▶ What to produce:
Find each line in the following listing that has the string "React", then state the count and nothing else.

Start of Source material

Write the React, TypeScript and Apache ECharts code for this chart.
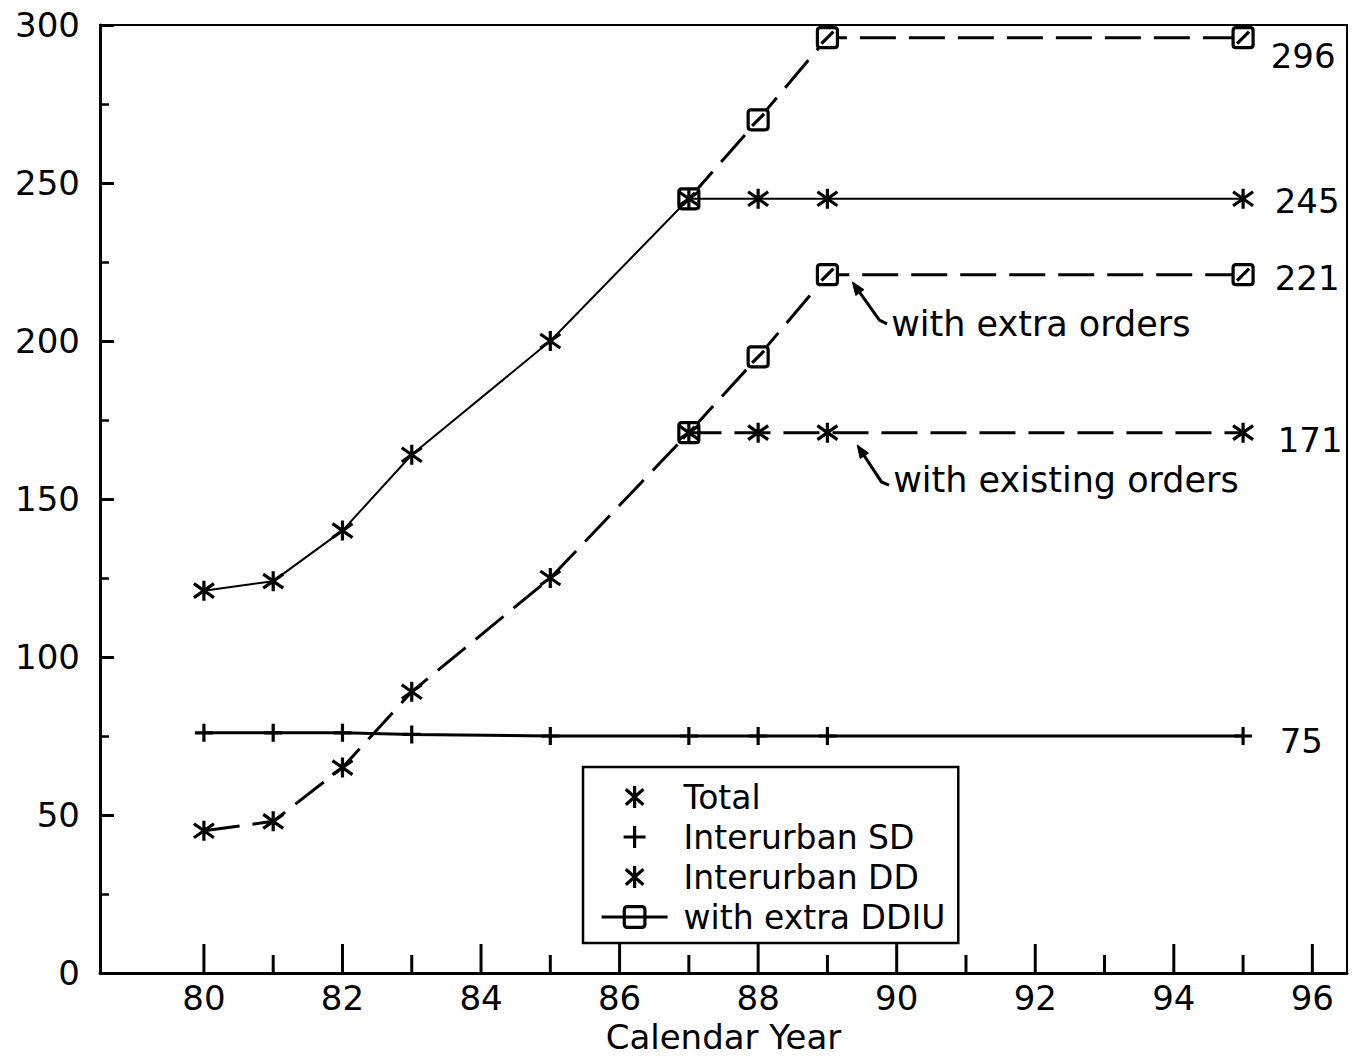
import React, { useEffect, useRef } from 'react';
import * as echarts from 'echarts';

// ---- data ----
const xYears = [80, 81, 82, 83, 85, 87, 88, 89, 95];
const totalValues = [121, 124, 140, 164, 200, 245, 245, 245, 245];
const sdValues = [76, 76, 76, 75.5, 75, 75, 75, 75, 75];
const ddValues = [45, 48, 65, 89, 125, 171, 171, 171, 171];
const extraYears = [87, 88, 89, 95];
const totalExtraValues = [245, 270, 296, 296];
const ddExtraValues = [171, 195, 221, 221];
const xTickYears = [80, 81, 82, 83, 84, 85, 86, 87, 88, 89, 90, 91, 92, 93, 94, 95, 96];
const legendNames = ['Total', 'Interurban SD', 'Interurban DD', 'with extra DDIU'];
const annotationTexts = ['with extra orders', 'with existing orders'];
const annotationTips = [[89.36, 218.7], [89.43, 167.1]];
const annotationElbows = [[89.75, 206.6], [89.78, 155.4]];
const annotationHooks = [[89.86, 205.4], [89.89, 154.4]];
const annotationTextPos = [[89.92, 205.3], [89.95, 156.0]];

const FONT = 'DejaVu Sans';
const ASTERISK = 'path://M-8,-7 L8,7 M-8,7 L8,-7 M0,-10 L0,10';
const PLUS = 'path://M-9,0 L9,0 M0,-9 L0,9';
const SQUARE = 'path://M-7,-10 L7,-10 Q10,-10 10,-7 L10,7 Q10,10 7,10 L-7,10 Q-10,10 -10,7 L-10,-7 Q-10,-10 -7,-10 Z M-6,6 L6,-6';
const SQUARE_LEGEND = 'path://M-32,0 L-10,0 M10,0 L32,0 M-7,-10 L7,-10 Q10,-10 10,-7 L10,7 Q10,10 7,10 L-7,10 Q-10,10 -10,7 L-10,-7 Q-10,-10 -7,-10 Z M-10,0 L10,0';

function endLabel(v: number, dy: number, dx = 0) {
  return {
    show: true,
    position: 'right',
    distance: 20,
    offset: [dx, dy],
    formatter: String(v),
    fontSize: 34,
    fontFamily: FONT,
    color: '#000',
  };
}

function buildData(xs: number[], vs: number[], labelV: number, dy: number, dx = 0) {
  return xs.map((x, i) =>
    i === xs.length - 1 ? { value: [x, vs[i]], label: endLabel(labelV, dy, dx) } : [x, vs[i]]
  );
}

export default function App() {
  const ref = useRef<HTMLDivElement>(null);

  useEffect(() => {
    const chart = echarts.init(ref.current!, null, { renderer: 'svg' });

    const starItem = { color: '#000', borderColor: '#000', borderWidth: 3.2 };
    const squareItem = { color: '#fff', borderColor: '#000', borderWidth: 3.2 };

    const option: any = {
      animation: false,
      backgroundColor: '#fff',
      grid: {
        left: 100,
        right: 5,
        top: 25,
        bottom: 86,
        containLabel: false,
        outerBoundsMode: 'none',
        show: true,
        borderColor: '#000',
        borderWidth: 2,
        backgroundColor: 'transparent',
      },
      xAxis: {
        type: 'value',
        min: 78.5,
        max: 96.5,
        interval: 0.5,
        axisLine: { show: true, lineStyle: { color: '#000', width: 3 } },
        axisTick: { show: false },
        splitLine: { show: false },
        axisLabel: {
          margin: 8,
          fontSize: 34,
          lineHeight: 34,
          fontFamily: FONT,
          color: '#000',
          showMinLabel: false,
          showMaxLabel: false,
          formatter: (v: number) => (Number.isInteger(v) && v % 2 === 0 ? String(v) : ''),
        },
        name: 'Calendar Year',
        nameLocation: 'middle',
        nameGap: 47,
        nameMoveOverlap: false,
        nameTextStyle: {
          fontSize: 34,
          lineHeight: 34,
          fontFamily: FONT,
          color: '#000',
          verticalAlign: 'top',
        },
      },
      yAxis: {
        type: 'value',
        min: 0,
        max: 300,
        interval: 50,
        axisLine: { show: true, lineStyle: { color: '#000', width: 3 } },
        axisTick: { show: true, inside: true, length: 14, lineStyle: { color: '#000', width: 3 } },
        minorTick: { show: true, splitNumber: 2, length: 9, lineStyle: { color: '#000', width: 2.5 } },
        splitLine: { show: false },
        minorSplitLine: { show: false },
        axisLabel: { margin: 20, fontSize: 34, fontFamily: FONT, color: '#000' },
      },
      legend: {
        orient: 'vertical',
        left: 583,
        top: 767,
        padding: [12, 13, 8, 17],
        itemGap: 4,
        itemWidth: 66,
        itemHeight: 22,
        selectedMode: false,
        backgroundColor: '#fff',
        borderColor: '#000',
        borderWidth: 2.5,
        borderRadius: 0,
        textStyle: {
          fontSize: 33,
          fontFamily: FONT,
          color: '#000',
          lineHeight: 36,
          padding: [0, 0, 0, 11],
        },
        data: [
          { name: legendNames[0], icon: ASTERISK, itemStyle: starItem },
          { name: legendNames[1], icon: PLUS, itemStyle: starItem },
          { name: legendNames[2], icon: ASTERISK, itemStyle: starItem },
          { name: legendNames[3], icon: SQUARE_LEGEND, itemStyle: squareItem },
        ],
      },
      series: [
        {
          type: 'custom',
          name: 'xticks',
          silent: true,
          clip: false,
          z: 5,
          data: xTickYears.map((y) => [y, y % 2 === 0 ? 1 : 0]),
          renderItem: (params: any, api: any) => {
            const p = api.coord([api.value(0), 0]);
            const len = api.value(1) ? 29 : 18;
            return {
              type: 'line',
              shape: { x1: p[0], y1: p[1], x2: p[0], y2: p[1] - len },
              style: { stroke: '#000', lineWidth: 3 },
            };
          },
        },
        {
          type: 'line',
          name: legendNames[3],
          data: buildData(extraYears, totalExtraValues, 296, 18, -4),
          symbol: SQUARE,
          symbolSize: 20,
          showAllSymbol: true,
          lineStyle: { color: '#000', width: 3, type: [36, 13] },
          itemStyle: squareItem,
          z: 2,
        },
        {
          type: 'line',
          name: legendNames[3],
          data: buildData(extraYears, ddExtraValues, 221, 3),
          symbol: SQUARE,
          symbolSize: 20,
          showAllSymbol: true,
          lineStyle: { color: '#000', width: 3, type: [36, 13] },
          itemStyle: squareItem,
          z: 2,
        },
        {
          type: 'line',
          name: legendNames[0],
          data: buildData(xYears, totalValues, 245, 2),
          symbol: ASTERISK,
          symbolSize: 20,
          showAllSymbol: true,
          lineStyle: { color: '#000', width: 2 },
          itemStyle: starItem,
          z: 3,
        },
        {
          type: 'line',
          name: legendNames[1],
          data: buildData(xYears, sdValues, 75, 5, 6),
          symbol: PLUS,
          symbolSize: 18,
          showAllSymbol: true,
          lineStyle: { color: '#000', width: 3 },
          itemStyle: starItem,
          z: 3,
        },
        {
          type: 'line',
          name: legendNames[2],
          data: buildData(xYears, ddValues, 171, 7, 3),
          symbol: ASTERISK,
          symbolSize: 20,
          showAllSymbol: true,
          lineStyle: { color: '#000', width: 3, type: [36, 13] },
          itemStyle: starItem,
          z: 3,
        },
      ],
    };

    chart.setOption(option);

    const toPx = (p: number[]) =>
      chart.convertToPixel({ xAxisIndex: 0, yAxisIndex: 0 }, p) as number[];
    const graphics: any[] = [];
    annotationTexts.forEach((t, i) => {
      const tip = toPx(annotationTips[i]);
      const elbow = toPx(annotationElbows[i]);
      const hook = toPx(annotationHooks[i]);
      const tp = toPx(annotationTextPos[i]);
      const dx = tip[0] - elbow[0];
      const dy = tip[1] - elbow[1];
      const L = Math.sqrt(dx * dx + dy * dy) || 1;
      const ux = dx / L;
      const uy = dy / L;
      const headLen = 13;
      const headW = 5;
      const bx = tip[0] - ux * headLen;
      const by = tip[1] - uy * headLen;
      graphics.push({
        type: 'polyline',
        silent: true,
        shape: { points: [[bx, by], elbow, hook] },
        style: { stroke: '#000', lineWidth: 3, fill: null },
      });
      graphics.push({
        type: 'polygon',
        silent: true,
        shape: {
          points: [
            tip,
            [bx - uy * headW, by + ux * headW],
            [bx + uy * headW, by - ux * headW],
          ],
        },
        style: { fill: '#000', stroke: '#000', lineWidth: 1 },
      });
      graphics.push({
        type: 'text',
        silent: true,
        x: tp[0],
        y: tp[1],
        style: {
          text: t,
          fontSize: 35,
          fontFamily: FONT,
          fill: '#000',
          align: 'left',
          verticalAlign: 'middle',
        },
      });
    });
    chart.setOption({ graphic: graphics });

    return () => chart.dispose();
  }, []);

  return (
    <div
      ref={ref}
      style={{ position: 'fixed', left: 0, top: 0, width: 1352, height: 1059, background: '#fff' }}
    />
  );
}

End of Source material

▶ Exercise solution:
2